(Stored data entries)
:::::

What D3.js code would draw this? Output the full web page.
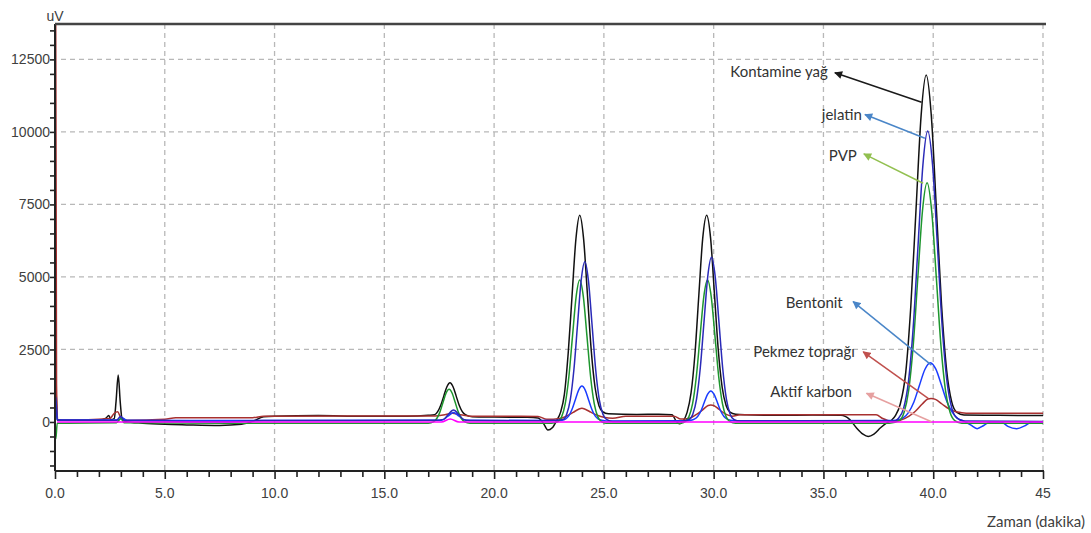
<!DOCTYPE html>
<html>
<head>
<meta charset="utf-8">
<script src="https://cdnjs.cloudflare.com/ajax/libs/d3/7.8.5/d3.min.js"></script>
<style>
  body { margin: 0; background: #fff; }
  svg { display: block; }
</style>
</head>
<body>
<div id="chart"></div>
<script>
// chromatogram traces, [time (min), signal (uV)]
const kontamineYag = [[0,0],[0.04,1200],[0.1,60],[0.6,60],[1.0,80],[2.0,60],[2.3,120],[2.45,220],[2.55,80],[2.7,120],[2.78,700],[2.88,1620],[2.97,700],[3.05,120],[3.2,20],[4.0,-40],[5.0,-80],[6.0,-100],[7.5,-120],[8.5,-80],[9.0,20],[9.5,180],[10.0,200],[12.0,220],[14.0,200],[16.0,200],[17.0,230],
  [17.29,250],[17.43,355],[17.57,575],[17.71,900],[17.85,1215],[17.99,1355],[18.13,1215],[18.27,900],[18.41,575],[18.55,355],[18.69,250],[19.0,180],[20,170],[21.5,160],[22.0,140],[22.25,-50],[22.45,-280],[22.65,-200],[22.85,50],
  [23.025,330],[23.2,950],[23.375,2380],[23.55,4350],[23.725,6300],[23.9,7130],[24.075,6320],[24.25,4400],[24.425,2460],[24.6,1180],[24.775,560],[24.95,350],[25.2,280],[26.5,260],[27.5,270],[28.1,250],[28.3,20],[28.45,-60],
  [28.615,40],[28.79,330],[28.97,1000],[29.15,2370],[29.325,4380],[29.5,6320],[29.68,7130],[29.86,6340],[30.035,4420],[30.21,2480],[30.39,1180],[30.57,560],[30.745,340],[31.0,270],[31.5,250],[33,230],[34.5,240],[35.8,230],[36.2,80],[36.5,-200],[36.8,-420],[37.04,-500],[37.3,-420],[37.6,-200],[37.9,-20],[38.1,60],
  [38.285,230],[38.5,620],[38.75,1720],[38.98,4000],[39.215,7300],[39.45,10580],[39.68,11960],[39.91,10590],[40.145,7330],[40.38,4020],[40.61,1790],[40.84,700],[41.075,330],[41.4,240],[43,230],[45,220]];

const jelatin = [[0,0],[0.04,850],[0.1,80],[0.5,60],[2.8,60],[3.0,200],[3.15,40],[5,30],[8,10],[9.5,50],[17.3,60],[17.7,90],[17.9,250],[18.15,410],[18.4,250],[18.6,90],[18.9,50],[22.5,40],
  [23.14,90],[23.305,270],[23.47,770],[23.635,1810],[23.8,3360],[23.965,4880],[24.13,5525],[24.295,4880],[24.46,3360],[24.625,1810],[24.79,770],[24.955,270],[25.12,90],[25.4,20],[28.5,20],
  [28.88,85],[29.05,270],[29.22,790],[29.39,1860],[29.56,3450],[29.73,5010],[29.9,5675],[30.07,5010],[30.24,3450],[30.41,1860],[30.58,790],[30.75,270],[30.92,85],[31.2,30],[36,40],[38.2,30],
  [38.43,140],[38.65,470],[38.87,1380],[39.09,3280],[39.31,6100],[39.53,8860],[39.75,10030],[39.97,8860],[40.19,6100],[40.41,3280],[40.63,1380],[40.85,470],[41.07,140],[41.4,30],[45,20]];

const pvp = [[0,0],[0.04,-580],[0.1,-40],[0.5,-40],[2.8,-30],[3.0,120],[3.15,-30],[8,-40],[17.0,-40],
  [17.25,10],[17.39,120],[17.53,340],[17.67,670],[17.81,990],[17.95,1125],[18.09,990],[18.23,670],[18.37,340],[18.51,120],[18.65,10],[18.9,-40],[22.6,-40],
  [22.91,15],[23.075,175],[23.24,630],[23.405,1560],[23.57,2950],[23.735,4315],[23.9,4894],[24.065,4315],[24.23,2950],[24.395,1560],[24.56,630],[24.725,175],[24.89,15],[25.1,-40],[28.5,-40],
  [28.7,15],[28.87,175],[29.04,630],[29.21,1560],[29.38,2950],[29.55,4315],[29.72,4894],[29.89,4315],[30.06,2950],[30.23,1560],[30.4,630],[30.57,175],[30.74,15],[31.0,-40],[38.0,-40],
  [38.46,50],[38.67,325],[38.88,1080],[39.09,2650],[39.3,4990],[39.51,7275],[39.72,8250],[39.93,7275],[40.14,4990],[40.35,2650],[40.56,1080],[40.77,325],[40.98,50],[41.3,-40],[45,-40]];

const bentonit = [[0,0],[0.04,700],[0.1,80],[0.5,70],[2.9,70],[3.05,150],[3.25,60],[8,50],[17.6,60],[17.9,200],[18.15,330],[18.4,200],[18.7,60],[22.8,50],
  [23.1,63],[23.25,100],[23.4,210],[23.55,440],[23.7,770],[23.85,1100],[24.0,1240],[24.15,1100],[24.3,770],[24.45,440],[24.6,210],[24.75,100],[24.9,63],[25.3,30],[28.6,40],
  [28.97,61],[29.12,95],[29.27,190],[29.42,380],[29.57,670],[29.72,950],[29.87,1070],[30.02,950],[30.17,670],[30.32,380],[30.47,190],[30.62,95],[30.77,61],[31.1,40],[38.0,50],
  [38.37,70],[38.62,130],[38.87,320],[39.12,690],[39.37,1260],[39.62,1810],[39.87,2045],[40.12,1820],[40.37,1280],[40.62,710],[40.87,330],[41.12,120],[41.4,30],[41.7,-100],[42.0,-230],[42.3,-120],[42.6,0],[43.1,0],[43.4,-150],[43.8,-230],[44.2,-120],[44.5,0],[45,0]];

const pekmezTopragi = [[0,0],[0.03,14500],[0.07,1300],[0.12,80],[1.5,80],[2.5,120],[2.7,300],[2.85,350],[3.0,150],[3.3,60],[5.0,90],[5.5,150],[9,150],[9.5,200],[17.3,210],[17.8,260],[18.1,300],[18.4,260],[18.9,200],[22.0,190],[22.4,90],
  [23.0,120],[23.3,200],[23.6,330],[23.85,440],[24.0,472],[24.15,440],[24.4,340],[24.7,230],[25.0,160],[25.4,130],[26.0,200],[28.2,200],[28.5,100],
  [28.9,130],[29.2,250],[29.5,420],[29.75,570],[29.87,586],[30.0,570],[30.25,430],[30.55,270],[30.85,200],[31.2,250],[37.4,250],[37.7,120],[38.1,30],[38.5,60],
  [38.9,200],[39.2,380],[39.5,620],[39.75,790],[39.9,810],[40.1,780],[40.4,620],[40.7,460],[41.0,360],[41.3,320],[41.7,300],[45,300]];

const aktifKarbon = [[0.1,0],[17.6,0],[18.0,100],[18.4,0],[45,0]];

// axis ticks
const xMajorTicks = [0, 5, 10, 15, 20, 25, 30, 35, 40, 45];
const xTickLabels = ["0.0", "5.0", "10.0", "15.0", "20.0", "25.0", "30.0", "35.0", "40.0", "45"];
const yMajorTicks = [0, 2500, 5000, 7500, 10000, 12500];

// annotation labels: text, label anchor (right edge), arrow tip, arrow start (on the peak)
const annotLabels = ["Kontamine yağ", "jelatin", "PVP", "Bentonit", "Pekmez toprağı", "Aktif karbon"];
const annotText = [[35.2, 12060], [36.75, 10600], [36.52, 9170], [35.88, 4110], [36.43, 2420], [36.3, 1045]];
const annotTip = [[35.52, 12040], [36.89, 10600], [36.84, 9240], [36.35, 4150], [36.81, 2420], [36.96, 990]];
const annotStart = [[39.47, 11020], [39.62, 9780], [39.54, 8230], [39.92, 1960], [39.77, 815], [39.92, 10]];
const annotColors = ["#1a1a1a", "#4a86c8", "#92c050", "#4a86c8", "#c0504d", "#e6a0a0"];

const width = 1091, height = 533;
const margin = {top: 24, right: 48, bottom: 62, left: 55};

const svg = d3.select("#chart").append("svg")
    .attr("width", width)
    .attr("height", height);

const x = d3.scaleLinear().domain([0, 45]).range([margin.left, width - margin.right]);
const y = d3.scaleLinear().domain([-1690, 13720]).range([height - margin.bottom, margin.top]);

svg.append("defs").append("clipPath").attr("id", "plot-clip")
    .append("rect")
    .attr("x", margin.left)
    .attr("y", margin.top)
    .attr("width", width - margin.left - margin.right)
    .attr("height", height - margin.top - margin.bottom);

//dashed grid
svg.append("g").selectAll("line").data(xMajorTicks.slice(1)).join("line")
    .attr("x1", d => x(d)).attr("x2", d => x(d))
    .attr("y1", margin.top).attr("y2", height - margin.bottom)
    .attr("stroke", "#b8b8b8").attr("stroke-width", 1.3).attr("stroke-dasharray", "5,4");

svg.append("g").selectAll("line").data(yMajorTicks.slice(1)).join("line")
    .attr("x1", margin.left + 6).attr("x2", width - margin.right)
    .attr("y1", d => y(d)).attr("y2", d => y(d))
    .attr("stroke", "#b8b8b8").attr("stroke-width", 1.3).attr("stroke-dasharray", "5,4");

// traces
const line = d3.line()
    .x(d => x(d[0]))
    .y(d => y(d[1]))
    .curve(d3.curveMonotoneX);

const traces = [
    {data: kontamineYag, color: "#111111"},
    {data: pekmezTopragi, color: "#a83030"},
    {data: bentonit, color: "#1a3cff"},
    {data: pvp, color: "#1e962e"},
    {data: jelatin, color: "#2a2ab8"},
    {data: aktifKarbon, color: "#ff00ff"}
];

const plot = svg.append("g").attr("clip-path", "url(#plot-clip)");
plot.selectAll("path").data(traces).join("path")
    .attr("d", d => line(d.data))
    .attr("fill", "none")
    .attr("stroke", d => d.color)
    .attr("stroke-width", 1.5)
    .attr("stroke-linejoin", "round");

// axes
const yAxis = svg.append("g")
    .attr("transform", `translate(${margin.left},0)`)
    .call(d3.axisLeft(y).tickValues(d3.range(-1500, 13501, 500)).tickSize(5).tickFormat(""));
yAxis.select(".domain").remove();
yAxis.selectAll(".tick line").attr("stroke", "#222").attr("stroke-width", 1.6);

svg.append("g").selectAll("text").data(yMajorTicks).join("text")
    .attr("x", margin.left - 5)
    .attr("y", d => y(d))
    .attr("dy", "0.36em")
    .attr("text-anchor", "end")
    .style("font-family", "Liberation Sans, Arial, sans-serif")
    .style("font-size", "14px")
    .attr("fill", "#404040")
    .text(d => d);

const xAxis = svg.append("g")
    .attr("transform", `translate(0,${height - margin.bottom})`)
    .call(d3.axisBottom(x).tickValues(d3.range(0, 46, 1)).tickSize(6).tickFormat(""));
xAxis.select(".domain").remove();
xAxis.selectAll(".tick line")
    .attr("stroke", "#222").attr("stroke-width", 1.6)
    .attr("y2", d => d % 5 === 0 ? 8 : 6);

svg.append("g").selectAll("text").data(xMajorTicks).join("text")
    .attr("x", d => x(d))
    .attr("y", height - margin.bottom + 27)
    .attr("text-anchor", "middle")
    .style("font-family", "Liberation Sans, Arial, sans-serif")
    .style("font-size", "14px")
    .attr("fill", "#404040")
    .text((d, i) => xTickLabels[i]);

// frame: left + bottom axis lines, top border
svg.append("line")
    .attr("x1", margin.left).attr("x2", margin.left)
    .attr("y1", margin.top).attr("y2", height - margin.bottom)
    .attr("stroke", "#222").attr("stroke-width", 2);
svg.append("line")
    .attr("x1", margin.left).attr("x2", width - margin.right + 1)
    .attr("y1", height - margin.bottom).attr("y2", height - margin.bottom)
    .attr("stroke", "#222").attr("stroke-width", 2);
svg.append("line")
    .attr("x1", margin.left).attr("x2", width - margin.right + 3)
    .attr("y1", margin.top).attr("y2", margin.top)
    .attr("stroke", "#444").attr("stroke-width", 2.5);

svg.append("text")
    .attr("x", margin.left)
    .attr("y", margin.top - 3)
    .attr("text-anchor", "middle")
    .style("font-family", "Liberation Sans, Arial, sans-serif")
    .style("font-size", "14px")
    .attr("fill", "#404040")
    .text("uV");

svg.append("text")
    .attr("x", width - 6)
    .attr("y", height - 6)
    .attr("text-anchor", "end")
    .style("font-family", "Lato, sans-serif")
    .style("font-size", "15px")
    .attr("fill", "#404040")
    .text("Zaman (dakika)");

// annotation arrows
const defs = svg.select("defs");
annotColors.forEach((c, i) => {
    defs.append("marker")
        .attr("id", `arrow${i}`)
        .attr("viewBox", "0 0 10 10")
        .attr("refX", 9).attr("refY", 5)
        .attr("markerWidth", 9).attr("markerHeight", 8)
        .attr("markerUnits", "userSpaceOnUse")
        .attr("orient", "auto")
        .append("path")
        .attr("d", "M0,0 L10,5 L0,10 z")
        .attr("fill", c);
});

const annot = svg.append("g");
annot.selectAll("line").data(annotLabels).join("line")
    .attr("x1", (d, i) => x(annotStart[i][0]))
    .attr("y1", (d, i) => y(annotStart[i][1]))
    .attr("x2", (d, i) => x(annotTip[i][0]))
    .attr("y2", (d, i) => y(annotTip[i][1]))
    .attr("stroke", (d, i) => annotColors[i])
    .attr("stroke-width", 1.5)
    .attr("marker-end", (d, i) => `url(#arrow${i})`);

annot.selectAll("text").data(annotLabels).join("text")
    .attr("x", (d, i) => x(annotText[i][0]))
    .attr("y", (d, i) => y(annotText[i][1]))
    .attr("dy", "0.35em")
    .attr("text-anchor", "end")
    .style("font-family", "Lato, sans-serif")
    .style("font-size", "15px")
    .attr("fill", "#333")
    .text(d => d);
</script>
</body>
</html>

:::::

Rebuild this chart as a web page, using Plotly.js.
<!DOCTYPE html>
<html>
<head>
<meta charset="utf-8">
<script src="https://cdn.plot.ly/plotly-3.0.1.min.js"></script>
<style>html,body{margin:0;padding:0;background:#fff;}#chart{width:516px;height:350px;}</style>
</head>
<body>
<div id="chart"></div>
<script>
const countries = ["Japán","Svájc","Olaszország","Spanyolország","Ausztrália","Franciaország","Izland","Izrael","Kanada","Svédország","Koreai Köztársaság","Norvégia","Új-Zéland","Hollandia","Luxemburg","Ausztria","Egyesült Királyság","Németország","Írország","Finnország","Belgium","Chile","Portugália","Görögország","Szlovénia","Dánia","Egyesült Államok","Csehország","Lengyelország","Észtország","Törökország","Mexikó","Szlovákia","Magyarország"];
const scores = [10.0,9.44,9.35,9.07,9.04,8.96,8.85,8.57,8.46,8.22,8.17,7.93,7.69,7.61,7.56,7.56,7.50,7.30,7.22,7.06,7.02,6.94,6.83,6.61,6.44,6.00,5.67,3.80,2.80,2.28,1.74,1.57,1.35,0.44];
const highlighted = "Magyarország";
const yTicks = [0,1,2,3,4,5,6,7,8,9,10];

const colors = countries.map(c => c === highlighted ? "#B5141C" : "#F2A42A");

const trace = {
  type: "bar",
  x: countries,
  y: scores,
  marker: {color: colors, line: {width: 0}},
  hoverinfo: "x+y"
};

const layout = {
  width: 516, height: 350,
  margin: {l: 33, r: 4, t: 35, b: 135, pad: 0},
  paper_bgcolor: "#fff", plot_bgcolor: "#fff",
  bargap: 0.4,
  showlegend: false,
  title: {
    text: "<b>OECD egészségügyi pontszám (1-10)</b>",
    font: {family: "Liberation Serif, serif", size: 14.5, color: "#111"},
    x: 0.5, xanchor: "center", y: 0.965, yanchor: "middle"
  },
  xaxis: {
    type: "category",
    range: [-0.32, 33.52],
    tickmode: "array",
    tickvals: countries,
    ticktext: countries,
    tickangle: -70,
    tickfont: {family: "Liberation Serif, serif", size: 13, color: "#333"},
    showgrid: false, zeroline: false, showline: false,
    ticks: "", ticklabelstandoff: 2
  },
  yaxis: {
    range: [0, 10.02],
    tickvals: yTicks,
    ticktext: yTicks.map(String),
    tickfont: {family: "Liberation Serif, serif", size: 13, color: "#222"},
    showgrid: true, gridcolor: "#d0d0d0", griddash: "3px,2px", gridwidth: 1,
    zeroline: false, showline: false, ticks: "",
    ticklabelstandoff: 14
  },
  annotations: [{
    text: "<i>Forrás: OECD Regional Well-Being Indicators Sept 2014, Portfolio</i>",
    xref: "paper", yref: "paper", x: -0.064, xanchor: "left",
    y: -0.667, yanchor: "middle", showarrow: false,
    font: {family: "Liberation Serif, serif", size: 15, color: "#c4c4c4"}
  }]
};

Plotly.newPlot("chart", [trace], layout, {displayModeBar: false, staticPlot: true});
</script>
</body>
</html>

:::::

* GIVEN INSTRUCTION
Find how many lines of the listing include the string "this" and give that number, nothing else.

* COMPLETE OUTPUT
2